* [TASK] Write the lines out exactly as they stand, from the one containing "Rebuild this chart as a component, using" through the one containing "const yLabels = [1.6, 2.0, 2.4, 2.8, 3.2, 3.6, 4.0];", and only those. Omit pictures.

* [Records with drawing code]
[start]

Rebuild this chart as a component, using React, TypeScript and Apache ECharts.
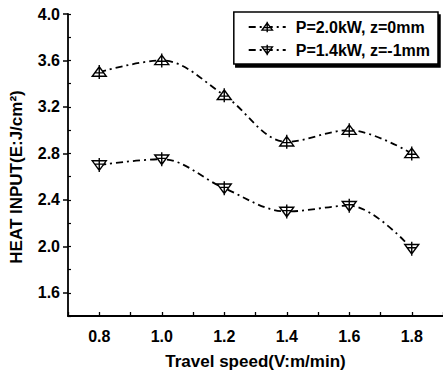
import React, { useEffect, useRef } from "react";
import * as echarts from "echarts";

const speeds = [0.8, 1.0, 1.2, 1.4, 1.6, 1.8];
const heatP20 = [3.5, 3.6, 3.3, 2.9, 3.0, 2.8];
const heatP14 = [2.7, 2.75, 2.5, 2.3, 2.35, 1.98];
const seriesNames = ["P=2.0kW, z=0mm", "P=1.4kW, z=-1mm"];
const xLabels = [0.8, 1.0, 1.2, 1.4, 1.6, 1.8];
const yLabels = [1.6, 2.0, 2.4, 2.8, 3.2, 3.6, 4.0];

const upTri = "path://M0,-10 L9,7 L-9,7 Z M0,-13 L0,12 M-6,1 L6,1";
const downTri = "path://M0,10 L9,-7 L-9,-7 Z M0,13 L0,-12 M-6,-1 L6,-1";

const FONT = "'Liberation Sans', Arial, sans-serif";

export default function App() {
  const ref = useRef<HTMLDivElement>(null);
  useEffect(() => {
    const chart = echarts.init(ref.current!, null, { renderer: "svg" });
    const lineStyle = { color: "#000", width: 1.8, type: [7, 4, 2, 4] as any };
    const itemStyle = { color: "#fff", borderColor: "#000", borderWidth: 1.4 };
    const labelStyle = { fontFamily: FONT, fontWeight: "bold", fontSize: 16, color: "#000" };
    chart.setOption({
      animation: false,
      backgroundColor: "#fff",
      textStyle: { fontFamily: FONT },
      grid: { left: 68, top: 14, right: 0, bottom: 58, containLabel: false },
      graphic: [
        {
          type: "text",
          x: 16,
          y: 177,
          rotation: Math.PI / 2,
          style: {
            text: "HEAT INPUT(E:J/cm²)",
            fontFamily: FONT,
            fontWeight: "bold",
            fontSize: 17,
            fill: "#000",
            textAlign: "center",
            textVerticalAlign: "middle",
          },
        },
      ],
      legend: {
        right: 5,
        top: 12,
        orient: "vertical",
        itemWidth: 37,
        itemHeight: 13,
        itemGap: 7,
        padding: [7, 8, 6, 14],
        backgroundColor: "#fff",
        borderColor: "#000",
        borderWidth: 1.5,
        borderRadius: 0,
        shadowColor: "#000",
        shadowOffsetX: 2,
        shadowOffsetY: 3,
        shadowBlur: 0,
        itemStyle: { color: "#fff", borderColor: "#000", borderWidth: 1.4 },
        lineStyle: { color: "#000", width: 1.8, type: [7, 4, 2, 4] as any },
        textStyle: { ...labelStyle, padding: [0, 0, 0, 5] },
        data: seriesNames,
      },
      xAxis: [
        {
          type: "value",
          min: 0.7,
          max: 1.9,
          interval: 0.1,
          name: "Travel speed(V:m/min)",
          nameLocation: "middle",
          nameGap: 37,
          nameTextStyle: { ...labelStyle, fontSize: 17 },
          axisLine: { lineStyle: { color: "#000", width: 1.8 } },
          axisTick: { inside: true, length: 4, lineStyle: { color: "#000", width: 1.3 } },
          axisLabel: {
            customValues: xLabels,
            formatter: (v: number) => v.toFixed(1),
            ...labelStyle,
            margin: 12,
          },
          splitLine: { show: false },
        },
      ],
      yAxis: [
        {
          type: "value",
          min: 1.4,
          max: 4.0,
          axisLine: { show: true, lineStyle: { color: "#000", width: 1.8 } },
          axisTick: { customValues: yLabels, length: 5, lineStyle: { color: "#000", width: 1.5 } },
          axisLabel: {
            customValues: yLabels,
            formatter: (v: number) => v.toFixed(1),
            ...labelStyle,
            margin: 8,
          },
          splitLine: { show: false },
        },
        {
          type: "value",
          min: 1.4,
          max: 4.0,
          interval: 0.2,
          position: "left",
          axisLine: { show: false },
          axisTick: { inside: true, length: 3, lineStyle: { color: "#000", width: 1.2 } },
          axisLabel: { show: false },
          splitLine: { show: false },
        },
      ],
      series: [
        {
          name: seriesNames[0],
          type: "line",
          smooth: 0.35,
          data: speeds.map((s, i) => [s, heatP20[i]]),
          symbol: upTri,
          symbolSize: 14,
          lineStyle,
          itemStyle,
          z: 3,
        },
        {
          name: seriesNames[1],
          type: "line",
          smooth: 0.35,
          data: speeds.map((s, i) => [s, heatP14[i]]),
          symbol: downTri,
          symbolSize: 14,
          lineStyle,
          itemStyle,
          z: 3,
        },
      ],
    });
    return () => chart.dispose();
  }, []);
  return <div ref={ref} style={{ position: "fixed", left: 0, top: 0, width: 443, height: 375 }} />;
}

[end]
[start]

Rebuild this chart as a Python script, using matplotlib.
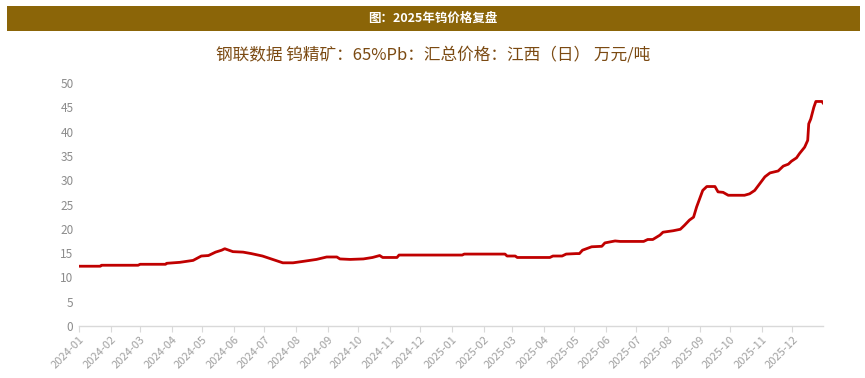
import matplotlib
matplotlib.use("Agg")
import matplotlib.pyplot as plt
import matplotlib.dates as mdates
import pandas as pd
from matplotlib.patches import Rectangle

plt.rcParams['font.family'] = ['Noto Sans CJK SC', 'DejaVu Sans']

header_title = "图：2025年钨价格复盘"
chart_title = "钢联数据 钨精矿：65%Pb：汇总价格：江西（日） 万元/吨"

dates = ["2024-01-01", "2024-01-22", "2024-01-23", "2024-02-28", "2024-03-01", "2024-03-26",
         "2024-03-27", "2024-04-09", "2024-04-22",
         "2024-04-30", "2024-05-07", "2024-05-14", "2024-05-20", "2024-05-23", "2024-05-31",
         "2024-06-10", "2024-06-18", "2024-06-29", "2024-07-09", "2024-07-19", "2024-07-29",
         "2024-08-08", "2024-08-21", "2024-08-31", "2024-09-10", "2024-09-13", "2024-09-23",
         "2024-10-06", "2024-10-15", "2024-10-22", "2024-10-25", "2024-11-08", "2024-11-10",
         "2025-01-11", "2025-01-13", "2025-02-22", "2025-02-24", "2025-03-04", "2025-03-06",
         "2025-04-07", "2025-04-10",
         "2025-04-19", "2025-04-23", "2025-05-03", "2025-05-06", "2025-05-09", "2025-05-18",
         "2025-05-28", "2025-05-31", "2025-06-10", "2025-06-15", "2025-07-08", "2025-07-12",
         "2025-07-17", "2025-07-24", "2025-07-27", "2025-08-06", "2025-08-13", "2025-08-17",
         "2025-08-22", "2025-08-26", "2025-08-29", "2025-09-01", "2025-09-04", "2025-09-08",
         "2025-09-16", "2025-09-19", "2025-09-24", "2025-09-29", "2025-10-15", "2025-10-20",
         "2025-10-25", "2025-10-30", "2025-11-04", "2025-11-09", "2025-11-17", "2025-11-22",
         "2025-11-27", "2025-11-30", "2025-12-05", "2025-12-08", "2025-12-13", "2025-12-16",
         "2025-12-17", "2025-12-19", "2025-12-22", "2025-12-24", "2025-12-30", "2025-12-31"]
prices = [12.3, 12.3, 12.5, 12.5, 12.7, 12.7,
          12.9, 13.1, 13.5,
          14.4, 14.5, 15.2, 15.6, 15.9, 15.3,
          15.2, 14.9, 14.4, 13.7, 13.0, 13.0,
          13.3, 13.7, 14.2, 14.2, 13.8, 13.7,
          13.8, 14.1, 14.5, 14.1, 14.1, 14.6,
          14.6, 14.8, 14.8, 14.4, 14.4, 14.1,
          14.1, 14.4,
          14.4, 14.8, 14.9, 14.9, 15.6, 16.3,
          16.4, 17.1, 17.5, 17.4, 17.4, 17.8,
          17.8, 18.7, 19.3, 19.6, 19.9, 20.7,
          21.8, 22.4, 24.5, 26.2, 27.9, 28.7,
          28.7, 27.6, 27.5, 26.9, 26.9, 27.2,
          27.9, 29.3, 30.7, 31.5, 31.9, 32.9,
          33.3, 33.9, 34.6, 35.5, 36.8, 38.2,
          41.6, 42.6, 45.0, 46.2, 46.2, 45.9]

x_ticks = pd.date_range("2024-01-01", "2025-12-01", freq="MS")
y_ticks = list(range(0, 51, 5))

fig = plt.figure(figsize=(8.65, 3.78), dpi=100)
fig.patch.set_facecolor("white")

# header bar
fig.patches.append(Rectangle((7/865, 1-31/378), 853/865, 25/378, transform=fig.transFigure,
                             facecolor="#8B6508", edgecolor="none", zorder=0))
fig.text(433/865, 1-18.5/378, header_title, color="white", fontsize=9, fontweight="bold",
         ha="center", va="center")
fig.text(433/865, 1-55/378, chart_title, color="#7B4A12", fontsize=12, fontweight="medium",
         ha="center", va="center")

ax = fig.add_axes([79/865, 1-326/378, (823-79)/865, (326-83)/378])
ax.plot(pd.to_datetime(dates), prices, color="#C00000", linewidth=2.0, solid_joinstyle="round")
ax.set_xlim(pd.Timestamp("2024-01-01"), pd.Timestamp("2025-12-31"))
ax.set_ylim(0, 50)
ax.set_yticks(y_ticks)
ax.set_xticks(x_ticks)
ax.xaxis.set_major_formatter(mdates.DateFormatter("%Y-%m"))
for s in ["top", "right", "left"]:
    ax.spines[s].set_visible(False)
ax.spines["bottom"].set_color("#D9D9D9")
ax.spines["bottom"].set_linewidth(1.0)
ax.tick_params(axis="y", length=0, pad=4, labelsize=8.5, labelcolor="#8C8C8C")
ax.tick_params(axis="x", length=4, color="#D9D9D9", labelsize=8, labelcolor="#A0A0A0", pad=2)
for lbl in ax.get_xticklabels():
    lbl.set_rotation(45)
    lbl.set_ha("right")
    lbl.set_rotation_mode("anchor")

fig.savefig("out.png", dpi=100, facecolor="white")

[end]

* [EXERCISE SOLUTION]
Rebuild this chart as a component, using React, TypeScript and Apache ECharts.
import React, { useEffect, useRef } from "react";
import * as echarts from "echarts";

const speeds = [0.8, 1.0, 1.2, 1.4, 1.6, 1.8];
const heatP20 = [3.5, 3.6, 3.3, 2.9, 3.0, 2.8];
const heatP14 = [2.7, 2.75, 2.5, 2.3, 2.35, 1.98];
const seriesNames = ["P=2.0kW, z=0mm", "P=1.4kW, z=-1mm"];
const xLabels = [0.8, 1.0, 1.2, 1.4, 1.6, 1.8];
const yLabels = [1.6, 2.0, 2.4, 2.8, 3.2, 3.6, 4.0];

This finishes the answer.